There’s a clone on the iOS marketplace, but it has ads - I’d easy pay $7.99.
There’s probably quite a few retro games that could be rebooted from this era - it has inter generational appeal among older players who grew up in that era. Might work well on the Apple Arcade ecosystem.
Loved Scorched Earth. Had this fun bug/feature related to the weapons market. Between rounds you used your earnings to buy more weapons for the next round. There was an option to make it a "free market" which meant that the prices would get jacked on the weapons that you bought most often. But - and I didn't know this at the time - the price of an item was represented as a signed int so if you jacked the price high enough (which didn't take long) the price would flip over to a very high magnitude negative number and they'd literally pay you to take the nukes/MIRVs/dirt-bombs/napalm off their hands. Good times.

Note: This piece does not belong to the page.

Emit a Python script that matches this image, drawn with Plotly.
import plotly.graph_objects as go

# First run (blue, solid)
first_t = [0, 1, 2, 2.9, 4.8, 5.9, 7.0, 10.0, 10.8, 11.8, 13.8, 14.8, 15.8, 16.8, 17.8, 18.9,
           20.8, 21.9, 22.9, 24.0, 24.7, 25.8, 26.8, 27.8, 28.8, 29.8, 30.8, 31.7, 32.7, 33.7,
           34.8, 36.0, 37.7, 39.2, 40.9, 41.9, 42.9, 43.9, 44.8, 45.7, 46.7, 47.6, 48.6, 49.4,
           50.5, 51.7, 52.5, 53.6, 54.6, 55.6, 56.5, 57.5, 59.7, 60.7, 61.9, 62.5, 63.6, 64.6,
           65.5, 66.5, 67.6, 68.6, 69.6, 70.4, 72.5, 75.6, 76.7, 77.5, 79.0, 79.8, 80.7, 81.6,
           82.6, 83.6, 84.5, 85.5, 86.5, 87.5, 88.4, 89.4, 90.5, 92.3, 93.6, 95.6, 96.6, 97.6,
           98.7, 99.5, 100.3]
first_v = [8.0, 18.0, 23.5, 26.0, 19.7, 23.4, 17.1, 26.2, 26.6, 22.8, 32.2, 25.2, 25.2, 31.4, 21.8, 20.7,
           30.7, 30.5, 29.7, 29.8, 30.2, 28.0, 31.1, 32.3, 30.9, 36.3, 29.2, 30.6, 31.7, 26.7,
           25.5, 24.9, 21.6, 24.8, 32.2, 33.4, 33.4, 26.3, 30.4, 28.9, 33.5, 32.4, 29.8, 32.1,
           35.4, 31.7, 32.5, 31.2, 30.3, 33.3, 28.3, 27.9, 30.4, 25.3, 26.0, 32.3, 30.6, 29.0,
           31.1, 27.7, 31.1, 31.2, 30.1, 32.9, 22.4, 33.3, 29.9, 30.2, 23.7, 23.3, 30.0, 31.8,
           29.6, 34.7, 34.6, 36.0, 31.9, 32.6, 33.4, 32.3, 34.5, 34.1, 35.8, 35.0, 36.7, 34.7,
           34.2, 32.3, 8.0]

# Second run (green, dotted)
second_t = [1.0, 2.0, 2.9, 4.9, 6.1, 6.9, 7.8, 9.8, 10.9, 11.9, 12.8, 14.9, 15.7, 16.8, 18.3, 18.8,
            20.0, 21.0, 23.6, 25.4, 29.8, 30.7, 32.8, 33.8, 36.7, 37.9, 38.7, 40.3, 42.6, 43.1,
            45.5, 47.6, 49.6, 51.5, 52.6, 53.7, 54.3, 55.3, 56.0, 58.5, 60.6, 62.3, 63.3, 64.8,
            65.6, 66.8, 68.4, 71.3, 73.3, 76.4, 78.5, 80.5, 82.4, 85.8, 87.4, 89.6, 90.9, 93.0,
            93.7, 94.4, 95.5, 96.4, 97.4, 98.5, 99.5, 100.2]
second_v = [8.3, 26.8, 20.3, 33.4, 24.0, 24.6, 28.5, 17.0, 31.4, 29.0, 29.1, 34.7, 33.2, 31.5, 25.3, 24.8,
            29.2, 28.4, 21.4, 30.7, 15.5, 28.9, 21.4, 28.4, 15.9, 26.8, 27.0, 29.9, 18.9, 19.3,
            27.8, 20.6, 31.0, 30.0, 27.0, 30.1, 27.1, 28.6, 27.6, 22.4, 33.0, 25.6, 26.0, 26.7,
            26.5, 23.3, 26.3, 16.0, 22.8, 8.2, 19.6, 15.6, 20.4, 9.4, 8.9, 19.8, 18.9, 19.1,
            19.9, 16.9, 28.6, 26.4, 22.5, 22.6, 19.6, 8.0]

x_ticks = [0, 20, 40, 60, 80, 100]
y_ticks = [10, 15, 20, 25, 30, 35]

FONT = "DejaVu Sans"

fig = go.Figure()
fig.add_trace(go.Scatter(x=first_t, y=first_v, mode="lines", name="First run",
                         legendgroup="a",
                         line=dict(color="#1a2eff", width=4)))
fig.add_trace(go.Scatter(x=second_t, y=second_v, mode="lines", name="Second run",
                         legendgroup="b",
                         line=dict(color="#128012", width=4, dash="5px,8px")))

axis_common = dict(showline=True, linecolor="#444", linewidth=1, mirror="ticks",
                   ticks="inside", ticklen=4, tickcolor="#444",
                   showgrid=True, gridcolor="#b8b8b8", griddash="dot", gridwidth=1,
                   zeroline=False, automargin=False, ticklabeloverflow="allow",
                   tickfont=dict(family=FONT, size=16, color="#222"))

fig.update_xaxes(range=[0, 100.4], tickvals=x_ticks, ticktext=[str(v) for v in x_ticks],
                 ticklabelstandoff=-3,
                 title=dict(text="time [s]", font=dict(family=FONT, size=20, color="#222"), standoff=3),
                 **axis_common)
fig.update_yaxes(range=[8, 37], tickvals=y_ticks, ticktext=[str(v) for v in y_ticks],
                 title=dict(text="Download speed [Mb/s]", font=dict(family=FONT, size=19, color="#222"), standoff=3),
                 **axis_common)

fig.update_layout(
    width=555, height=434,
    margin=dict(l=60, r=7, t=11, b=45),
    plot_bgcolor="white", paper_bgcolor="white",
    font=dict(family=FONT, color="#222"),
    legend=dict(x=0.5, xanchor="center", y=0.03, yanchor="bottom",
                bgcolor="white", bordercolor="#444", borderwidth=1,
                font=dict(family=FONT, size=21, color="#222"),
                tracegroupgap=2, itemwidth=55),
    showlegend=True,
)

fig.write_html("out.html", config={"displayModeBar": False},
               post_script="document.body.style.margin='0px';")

One of my favorite games of all time, begin (a text based Star Trek game) has a similar bug where you could warp in the negative direction at infinite speed. I still remember the commands: w 90 -100, f a t. (warp 90 degrees at warp -100, fire all torpedoes!). Assuming the enemy was 270 degrees from you —- you’d fly the ship backwards at them!

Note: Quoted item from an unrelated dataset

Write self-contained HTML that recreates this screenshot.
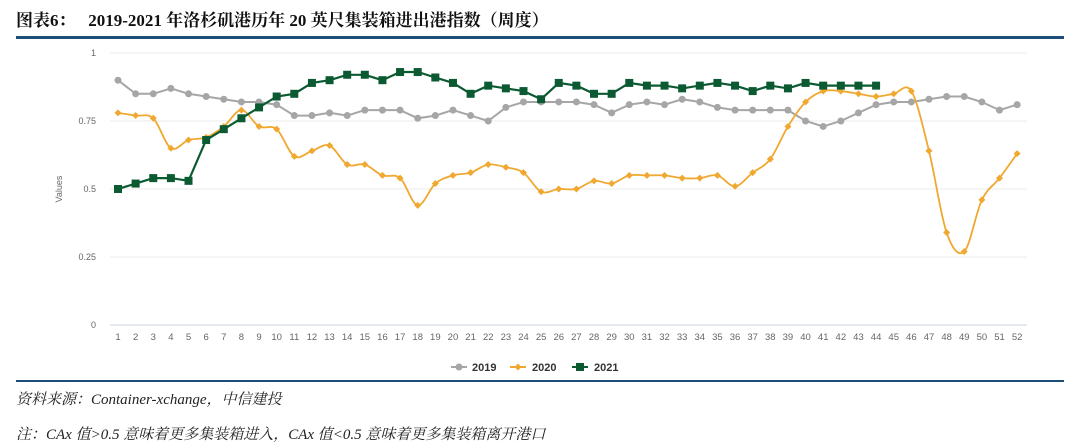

I know the guy who wrote that - Tom Nelson. I don't think he knows this bug! I'll let him know (he's rewriting it in a client-server version for multiple players).
Bugs aside, the Free Market mode makes for a really nice dynamic where you had to get good at all sorts of different tactics and weapons, instead of just being good at one of them.
There was a similar game for DOS at around the same time called "Tank Wars", except that one was written for VGA 320x200x256 graphics. I wonder how many people remember it.
I played the hell out of this in like 1991-1993. I really enjoyed figuring out useful combos to bypass shields. Like, instead of attacking your opponent's shields directly, you could dig a hole under them, and fill it with napalm, or send rollers under their magnetic deflector. Most of the people I played against found this kind of thing surprising.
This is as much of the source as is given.